I have chosen to cite the mandate of the Land Claims Court as a means of introduction to engage in this season on some challenging questions on its standing as specialist court-status, functionality, public-presence, perhaps deafening silence in taking SA into its confidence, accessibility and perhaps relevance as required.

The Court despite a certain era having done sterling work appears reclusive, insecure, perhaps dysfunctional in leadership and in the quagmire of truculence exemplified in muffled confusion at least as seen from the judiciary setting.

Categorised as a specialist court no different to the Labour Court, which proves effective and is now entrenched in our society, I shall postulate the Land Claims Court is perhaps not allowed to live up to its right of specialty, robed with the necessary respect.

The Land Claims Court deserves the same dignity, honour and space to fulfill the redress of land the critical aspect that defines our chequered history. I have in this season resolved to ask questions to a variety of audiences that is directly linked to this Court.

  • Constitutional Mandate

Firstly, what is the political mandate for the structure of a Land Claims Court?

Secondly, what is the constitutional mandate for its existence? How does our constitution affords space, integrity and context for it’s meaning in relevance as a functional existing court independent yet a part of the particular arm of state in democracy defined as the judiciary?

  • The Judiciary’s Role

What is the judiciary’s overarching visionary footprint and practical current and future plans for the Land Claims Court? What status does the judiciary afford this Court and if so why?

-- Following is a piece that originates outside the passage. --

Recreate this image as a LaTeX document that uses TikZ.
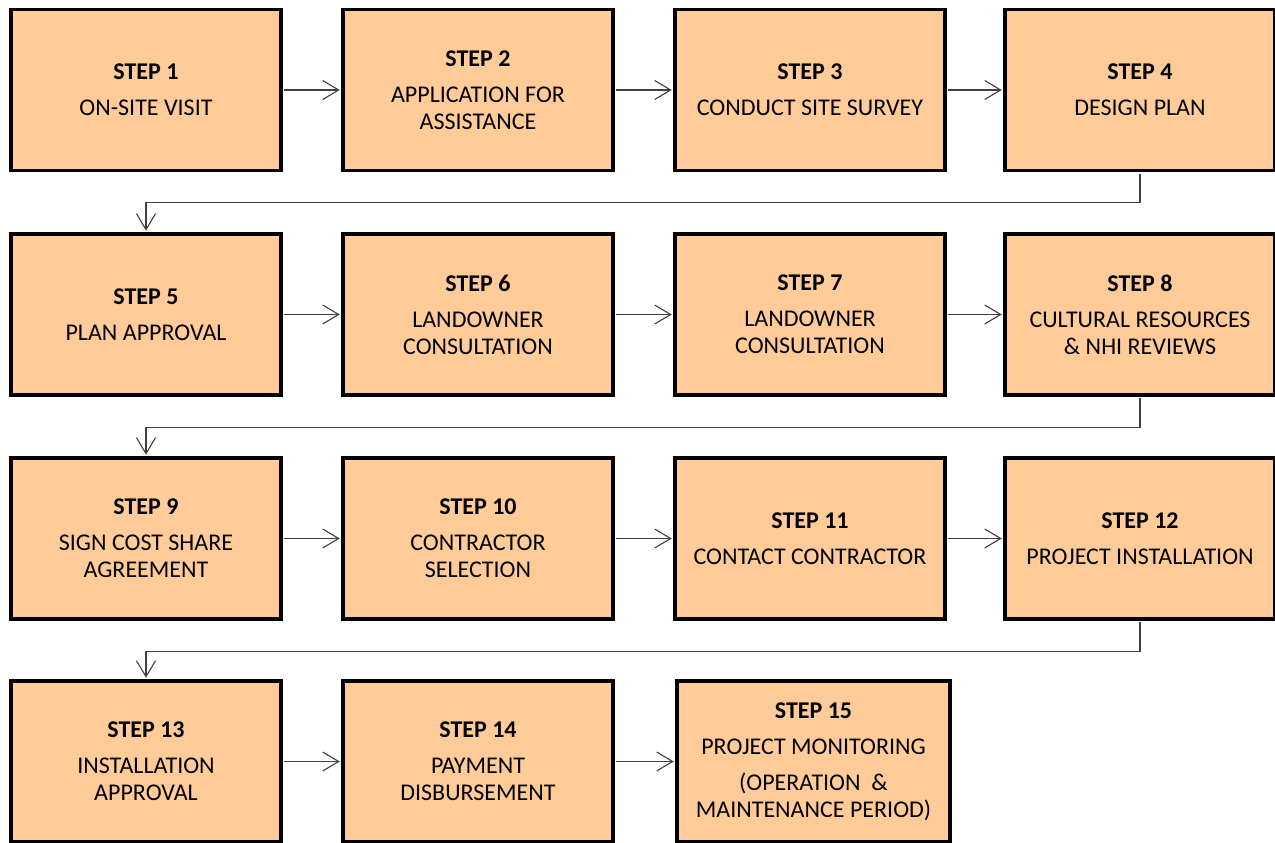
\documentclass[tikz,border=0pt]{standalone}
\usepackage{fontspec}
\setmainfont{Carlito}
\usepackage{tikz}
\usetikzlibrary{arrows.meta}

\definecolor{boxfill}{HTML}{FFCC99}
\definecolor{linkgray}{HTML}{404040}

\begin{document}
\begin{tikzpicture}[
    x=1pt, y=-1pt,
    >={Straight Barb[length=16pt,width=19pt]},
    stepbox/.style={draw=black, line width=3.3pt, fill=boxfill, minimum width=270pt,
        minimum height=161pt, inner sep=0pt, align=center,
        font=\fontsize{24}{27}\selectfont},
    link/.style={->, draw=linkgray, line width=1.1pt, shorten <=1.6pt, shorten >=1.6pt}
]
    \useasboundingbox (0,0) rectangle (1275,843);

    % row 1
    \node[stepbox] (s1) at (146,90) {\textbf{STEP 1}\\[9pt] ON-SITE VISIT};
    \node[stepbox] (s2) at (478,90) {\textbf{STEP 2}\\[9pt] APPLICATION FOR\\ ASSISTANCE};
    \node[stepbox] (s3) at (810,90) {\textbf{STEP 3}\\[9pt] CONDUCT SITE SURVEY};
    \node[stepbox] (s4) at (1140,90) {\textbf{STEP 4}\\[9pt] DESIGN PLAN};

    % row 2
    \node[stepbox] (s5) at (146,314.5) {\textbf{STEP 5}\\[9pt] PLAN APPROVAL};
    \node[stepbox] (s6) at (478,314.5) {\textbf{STEP 6}\\[9pt] LANDOWNER\\ CONSULTATION};
    \node[stepbox] (s7) at (810,314.5) {\textbf{STEP 7}\\[9pt] LANDOWNER\\ CONSULTATION};
    \node[stepbox] (s8) at (1140,314.5) {\textbf{STEP 8}\\[9pt] CULTURAL RESOURCES\\ \& NHI REVIEWS};

    % row 3
    \node[stepbox] (s9) at (146,538.5) {\textbf{STEP 9}\\[9pt] SIGN COST SHARE\\ AGREEMENT};
    \node[stepbox] (s10) at (478,538.5) {\textbf{STEP 10}\\[9pt] CONTRACTOR\\ SELECTION};
    \node[stepbox] (s11) at (810,538.5) {\textbf{STEP 11}\\[9pt] CONTACT CONTRACTOR};
    \node[stepbox] (s12) at (1140,538.5) {\textbf{STEP 12}\\[9pt] PROJECT INSTALLATION};

    % row 4
    \node[stepbox] (s13) at (146,761.5) {\textbf{STEP 13}\\[9pt] INSTALLATION\\ APPROVAL};
    \node[stepbox] (s14) at (478,761.5) {\textbf{STEP 14}\\[9pt] PAYMENT\\ DISBURSEMENT};
    \node[stepbox, minimum width=273pt] (s15) at (813.5,761.5)
        {\textbf{STEP 15}\\[9pt] PROJECT MONITORING\\[9pt] (OPERATION~\ \&\\ MAINTENANCE PERIOD)};

    % links along each row
    \draw[link] (s1) -- (s2);
    \draw[link] (s2) -- (s3);
    \draw[link] (s3) -- (s4);
    \draw[link] (s5) -- (s6);
    \draw[link] (s6) -- (s7);
    \draw[link] (s7) -- (s8);
    \draw[link] (s9) -- (s10);
    \draw[link] (s10) -- (s11);
    \draw[link] (s11) -- (s12);
    \draw[link] (s13) -- (s14);
    \draw[link] (s14) -- (s15);

    % wrap to next row
    \draw[link] (s4.south) -- ++(0,30) -| (s5.north);
    \draw[link] (s8.south) -- ++(0,30.5) -| (s9.north);
    \draw[link] (s12.south) -- ++(0,30.5) -| (s13.north);
\end{tikzpicture}
\end{document}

Why is this Court not treated as a due High Court no different to the Labour Court? What support structures, systems and operational mechanisms are afforded through the Judiciary to engender due enablement? How are these plans actualised in relevance of mandate and its concomitant budgetary expressions? Has the judiciary taken this court serious enough or has it acted unwittingly in the undoing of this Court? What has been the role of individuals regardless of rank in the judiciary to either advance or retard the work of the Land Claims Court?

  • The Justice Ministry’s Role

How is the mandate of the Ministry of Justice synchronized to ensure the efficacy of this Court as a functional and active instrument for redress? I am reliably informed that very few judges across the country even know where this court in the CBD of Randburg is situated. If I am correct very few Ministers of Justice in the 19 years of the LCC’s existence ever paid this court a visit to appreciate the work, to apprise themselves with the context of this entity.

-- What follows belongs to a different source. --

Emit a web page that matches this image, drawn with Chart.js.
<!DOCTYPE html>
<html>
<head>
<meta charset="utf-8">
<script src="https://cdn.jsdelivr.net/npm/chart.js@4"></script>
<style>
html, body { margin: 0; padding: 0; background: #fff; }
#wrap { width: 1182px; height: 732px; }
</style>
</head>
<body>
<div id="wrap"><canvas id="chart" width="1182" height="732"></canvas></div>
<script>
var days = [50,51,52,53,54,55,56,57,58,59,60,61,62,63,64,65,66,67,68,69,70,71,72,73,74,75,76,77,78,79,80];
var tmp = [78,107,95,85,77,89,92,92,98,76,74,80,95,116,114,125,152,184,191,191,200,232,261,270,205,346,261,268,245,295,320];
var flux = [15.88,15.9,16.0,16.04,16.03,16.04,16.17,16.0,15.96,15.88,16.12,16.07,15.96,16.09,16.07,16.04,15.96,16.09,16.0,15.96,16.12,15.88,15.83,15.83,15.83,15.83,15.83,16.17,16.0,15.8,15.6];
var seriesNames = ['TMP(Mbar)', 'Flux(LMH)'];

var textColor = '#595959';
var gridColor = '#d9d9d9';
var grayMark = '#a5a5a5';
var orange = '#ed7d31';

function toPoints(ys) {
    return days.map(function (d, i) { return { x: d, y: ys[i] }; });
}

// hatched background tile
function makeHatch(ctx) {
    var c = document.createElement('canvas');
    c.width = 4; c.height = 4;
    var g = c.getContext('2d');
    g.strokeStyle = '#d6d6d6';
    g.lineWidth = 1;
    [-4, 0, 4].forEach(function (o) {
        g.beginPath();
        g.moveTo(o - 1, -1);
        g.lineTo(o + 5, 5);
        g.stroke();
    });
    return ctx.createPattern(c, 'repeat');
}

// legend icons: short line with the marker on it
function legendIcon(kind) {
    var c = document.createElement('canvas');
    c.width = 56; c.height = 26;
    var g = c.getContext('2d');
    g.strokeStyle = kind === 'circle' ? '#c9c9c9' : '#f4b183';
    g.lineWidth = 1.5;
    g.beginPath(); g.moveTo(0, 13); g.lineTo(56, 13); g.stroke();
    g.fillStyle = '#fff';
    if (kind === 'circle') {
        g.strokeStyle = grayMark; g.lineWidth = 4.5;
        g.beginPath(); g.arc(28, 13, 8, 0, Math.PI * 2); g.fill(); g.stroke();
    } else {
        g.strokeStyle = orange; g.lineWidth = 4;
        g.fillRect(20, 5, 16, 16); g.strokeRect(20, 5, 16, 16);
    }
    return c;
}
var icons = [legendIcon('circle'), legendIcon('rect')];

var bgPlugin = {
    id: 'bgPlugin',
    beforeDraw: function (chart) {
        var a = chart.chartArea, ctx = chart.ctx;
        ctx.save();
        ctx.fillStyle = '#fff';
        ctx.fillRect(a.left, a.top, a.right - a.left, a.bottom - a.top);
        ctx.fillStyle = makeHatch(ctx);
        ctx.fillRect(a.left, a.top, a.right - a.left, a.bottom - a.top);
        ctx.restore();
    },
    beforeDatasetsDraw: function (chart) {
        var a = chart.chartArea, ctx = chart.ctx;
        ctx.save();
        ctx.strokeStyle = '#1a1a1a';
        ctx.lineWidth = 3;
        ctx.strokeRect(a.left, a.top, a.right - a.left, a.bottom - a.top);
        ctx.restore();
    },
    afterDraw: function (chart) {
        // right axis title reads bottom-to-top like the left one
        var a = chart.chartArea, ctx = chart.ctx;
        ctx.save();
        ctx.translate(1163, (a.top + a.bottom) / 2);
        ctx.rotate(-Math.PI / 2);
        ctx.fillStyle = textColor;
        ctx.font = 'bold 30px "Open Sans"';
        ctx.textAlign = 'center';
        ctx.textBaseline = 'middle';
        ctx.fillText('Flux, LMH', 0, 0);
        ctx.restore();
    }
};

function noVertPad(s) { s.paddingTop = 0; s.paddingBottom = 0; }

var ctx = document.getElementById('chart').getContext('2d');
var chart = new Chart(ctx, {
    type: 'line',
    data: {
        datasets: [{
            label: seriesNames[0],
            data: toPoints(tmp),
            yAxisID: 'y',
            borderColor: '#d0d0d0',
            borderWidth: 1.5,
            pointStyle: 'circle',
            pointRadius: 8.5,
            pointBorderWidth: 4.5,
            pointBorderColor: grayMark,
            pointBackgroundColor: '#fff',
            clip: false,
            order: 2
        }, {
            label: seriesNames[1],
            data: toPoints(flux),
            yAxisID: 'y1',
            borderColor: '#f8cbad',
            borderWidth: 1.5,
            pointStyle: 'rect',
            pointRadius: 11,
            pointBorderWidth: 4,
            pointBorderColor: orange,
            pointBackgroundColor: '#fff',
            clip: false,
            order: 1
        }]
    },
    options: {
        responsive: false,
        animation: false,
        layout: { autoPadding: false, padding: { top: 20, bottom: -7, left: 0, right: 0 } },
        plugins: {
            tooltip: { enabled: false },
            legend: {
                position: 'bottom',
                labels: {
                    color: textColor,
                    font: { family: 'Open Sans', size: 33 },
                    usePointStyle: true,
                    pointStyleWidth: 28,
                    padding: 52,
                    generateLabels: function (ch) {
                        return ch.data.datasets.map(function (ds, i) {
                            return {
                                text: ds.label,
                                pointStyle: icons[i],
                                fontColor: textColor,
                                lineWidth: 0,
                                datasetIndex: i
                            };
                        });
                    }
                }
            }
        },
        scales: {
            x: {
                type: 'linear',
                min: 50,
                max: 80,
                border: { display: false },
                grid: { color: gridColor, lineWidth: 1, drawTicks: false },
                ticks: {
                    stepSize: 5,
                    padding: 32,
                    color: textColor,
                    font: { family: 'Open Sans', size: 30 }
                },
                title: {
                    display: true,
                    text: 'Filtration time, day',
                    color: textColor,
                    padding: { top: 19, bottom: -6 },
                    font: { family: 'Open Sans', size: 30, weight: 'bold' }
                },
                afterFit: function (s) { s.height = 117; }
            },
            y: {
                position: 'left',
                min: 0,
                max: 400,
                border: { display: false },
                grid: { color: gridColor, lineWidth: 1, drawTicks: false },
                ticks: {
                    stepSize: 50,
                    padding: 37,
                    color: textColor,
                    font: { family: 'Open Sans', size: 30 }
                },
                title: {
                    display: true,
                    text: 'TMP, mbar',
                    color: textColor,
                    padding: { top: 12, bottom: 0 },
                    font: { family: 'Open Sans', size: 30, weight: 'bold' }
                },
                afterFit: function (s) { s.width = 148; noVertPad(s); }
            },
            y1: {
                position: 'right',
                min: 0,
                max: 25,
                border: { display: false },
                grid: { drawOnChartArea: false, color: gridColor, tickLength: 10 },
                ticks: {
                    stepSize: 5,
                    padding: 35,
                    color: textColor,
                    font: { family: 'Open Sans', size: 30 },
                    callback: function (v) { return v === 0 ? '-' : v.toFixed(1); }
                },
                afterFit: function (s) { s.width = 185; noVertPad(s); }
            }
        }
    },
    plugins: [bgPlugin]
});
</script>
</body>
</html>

I think the current Minister of Justice Masutha is perhaps the first minister in a very long time to have spent time in paying a visit and engaging the LLC staff and its processes. Yes, the court has no escalator and lift but that cannot be a legitimate reason why ministers may not be willing to come as one minister and an era of bygone remonstrated.

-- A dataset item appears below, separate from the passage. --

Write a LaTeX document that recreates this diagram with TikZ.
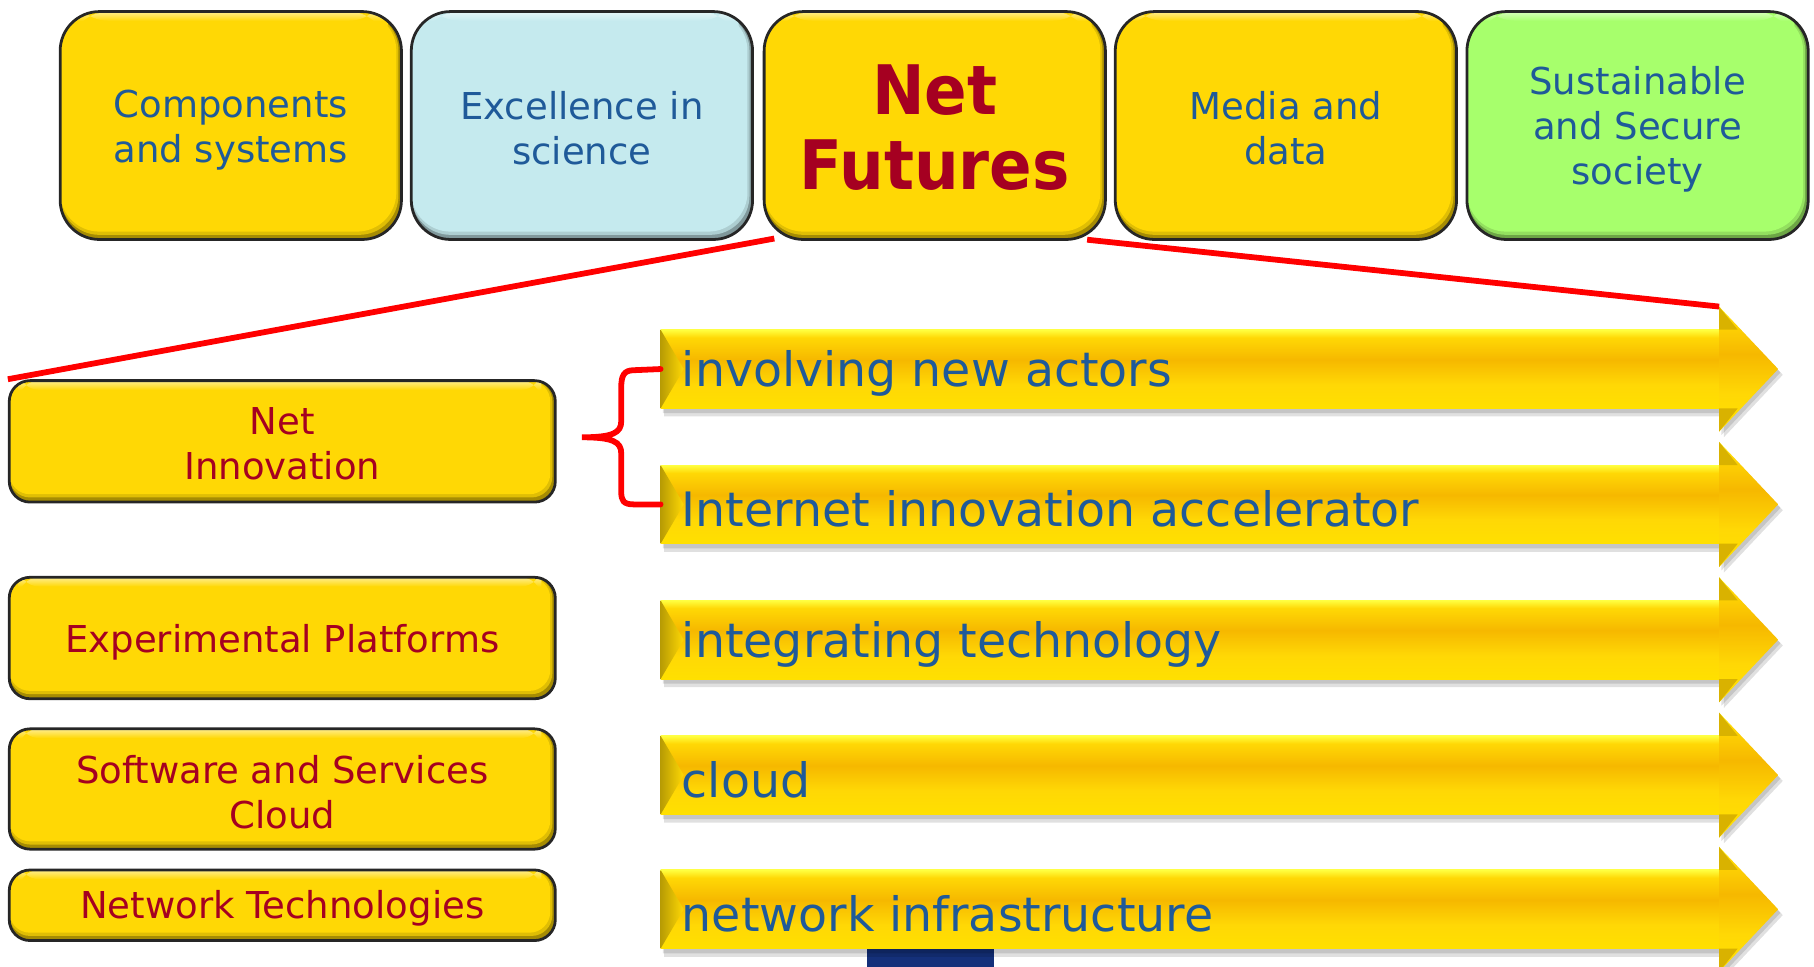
\documentclass[tikz,border=0pt]{standalone}
\usepackage{fontspec}
\setmainfont{DejaVu Sans}
\newfontfamily\nffont{DejaVu Sans}[FakeStretch=0.92]
\usetikzlibrary{calc}
\definecolor{ybox}{HTML}{FFD805}
\definecolor{cbox}{HTML}{C5EAEE}
\definecolor{gbox}{HTML}{A7FF6C}
\definecolor{tblue}{HTML}{1F5A99}
\definecolor{tred}{HTML}{A50021}
\definecolor{navy}{HTML}{14307A}
\definecolor{atop}{HTML}{FFFF40}
\definecolor{amid}{HTML}{F6B800}
\definecolor{abot}{HTML}{FFE000}
\definecolor{headdark}{HTML}{D9B200}
\pgfdeclareverticalshading{arrshade}{100bp}{color(0bp)=(abot); color(25bp)=(abot); color(40bp)=(ybox); color(56bp)=(amid); color(70bp)=(ybox); color(75bp)=(atop); color(100bp)=(atop)}
\tikzset{
  bevel/.style 2 args={path picture={
    \fill[#1!88!black, rounded corners=#2] (path picture bounding box.north west) rectangle ([xshift=-1.3pt,yshift=2pt]path picture bounding box.south east);
    \fill[#1, rounded corners=#2] (path picture bounding box.north west) rectangle ([xshift=-2.2pt,yshift=3.4pt]path picture bounding box.south east);
    \shade[top color=#1!45!white, bottom color=#1] ([xshift=4pt]path picture bounding box.north west) rectangle ([xshift=-6pt,yshift=-4pt]path picture bounding box.north east);}},
  box/.style={draw=black!85, line width=1.2pt, fill=#1!65!black, inner sep=0pt},
  topbox/.style={box=#1, bevel={#1}{17pt}, rounded corners=17pt, minimum width=147.5pt, minimum height=98.5pt},
  leftbox/.style={box=ybox, bevel={ybox}{9pt}, rounded corners=9pt, minimum width=236pt},
  toptext/.style={text=tblue, align=center, inner sep=0pt, font=\fontsize{16}{19.5}\selectfont},
  lefttext/.style={text=tred, align=center, inner sep=0pt, font=\fontsize{16}{19.5}\selectfont},
  arrtext/.style={text=tblue, font=\fontsize{20.5}{24}\selectfont, inner sep=0pt},
  redline/.style={draw=red, line width=2.5pt},
  shadowfill/.style={fill=black, opacity=0.12},
}
\newcommand\bigarrow[3]{%
  \fill[shadowfill] (574,#1-29) -- (1490,#1-29) -- (1490,#1-49) -- (1541,#1+5) -- (1490,#1+59) -- (1490,#1+41) -- (574,#1+41) -- cycle;
  \fill[shadowfill] (573,#1-31) -- (1488,#1-31) -- (1488,#1-51) -- (1539,#1+3) -- (1488,#1+57) -- (1488,#1+38) -- (573,#1+38) -- cycle;
  \shade[shading=arrshade] (571,#1-34) rectangle (1487,#1+34);
  \shade[shading=arrshade] (1486,#1-54) -- (1537,#1) -- (1486,#1+54) -- cycle;
  \fill[headdark] (1486,#1-54) -- (1502,#1-34) -- (1486,#1-34) -- cycle;
  \fill[headdark] (1486,#1+54) -- (1502,#1+34) -- (1486,#1+34) -- cycle;
  \shade[left color=ybox!72!black, right color=ybox] (571,#1-34) -- (591,#1) -- (571,#1+34) -- cycle;
  \coordinate (#2) at (571,#1);
  \coordinate (#2h) at (1486,#1-54);
  \node[arrtext, anchor=west] (#2t) at (589,#1+4) {#3};
}
\begin{document}
\begin{tikzpicture}[x=0.5pt,y=-0.5pt]
\useasboundingbox (0,0) rectangle (1568,835);
% top row
\node[topbox=ybox] (cs) at (199.5,108.5) {};
\node[toptext] (csT) at ([yshift=-1.8pt]cs.center) {Components\\and systems};
\node[topbox=cbox] (es) at (503,108.5) {};
\node[toptext] (esT) at ([yshift=-1.2pt]es.center) {Excellence in\\science};
\node[topbox=ybox] (nf) at (808,108.5) {};
\node[toptext, text=tred, font=\nffont\bfseries\fontsize{29.5}{32.5}\selectfont] (nfT) at ([yshift=-1pt]nf.center) {Net\\Futures};
\node[topbox=ybox] (md) at (1111.5,108.5) {};
\node[toptext] (mdT) at ([yshift=-1.2pt]md.center) {Media and\\data};
\node[topbox=gbox] (ss) at (1415.5,108.5) {};
\node[toptext] (ssT) at ([yshift=-1.5pt]ss.center) {Sustainable\\and Secure\\society};
% left column
\node[leftbox, minimum height=52.5pt] (ni) at (244,381.5) {};
\node[lefttext] (niT) at ([yshift=-1.2pt]ni.center) {Net\\Innovation};
\node[leftbox, minimum height=52.5pt] (ep) at (244,551.5) {};
\node[lefttext] (epT) at ([yshift=-1.8pt]ep.center) {Experimental Platforms};
\node[leftbox, minimum height=52pt] (sc) at (244,682) {};
\node[lefttext] (scT) at ([yshift=-1.2pt]sc.center) {Software and Services\\Cloud};
\node[leftbox, minimum height=30.5pt] (nt) at (244,782.5) {};
\node[lefttext] (ntT) at ([yshift=-1.5pt]nt.center) {Network Technologies};
% dark block at the bottom
\fill[navy] (749,819) rectangle (859,840);
% arrows
\bigarrow{319}{a1}{involving new actors}
\bigarrow{436}{a2}{Internet innovation accelerator}
\bigarrow{553}{a3}{integrating technology}
\bigarrow{670}{a4}{cloud}
\bigarrow{786}{a5}{network infrastructure}
% brace
\draw[redline, line cap=round] (a1) -- (548,320) .. controls (539,320) and (537,325) .. (537,335) -- (537,364) .. controls (537,374) and (530,378) .. (503,378) .. controls (530,378) and (537,382) .. (537,392) -- (537,425) .. controls (537,433) and (539,436) .. (548,436) -- (a2);
% red connectors
\draw[redline] ($(nf.south west)+(10,-2)$) -- (ni.north west);
\draw[redline] ($(nf.south east)+(-17,-1)$) -- (a1h);
\end{tikzpicture}
\end{document}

  • LCC Current Leadership / Management


Another set of questions are leveled at the current leadership of the LCC. It appears that the LCC is on autopilot. Following the death of its first leader Judge President Fikile Bam, almost 4 years ago, the LCC has been led by an acting Judge President as its leader who essentially operates from Cape Town and only visits the office if she has a case to attend to. Typically acting judges to the LCC are recommended by the Judge President of the High Court and in the acting Judge President  recommends to the Minister who oversees the appointment of judges.

It cannot be that this important institution is without a due, conscious and a present leader, particularly in a season when executive order had sought to reopen and widen the land claims period.

Can we today in 2015 categorically state that this court is a functional, effective, present and alive Court that delivers on its mandate as led by sound competent and principled leadership that manages this entity informed by benchmarked management principles and practices? If the answer is not a resounding yes, why is this untenable situation tolerated?

I fear no reprisal to contend that the importance of this Court is perhaps in this season way-laid by a lack of strategic judiciary direction manifesting in ambivalence, hamstrung by fear of other arms of State to ask the judiciary salient questions, for fear of being labeled as interfering. This Court in my assessment is served in unsure leadership and challenged by an absent management team yet has an enormous mandate of redress.

How dare we assume we can attain the undoing of the colonial and apartheid history of land, when the designated entity and court to actualize such is in my assessment in this season in disarray?

Finally, what has been the role of all political parties in ensuring the public is informed and kept abreast of the importance of this Court whilst insisting that the Court is duly decorated and resourced?

I ask these questions in the hope of finding answers from the relevant structures and those who preside over mandate, yet also to keep those accountable to the South African public.